The OCS shall provide the termination action to the PCEF/TDF before denying credit; otherwise the PCEF/TDF default termination action will be performed.

6.1.9 Handling of packet filters provided to the UE by PCEF/BBERF |R8| p. 59

The network shall ensure that the traffic mapping information negotiated with the UE reflects the bearer binding of PCC/QoS rules, except for those extending the inspection beyond what can be signalled to the UE. The PCC/QoS rules may restrict what traffic is allowed compared to what is explicitly negotiated with the UE. The PCRF may, per service data flow filter, indicate that the PCEF/BBERF is required to explicitly signal the corresponding traffic mapping information to the UE, e.g. for the purpose of IMS precondition handling at the UE. In absence of that indication, it is a PCEF/BBERF decision whether to signal the traffic mapping information that is redundant from a traffic mapping point of view.

The traffic mapping information (e.g.
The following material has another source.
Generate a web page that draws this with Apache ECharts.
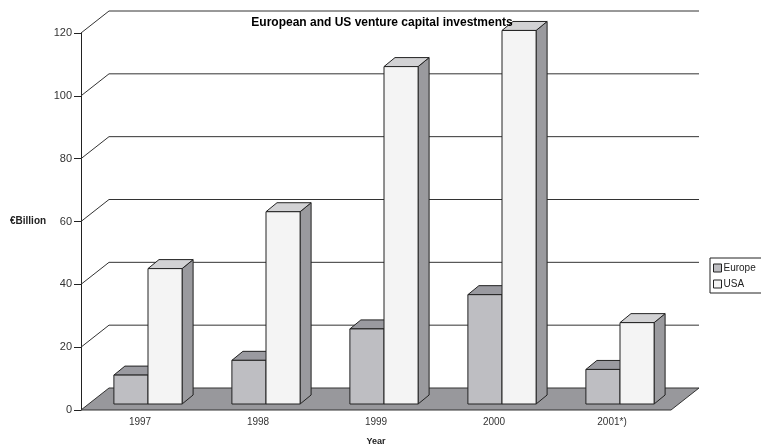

TFT filters for GPRS and EPS) that the network provides to the UE shall include the same content as the corresponding SDF filters in the SDF template received over the Gx/Gxx interface. The representation/format of the packet filters provided by the network to the UE is access-system dependent and may vary between accesses and may also be different from the representation/format of the SDF filters in the SDF template on the Gx/Gxx interface.

In case traffic mapping information is required for a dedicated bearer and in the PCC/QoS rules corresponding to the bearer there is no SDF filter for the uplink direction having an indication to signal corresponding traffic mapping information to the UE, the PCEF/BBERF derives traffic mapping information based on implementation specific logic (e.g. traffic mapping information that effectively disallows any useful packet flows in uplink direction as described in clause 15.3.3.4 of TS 23.060) and provides it to the UE.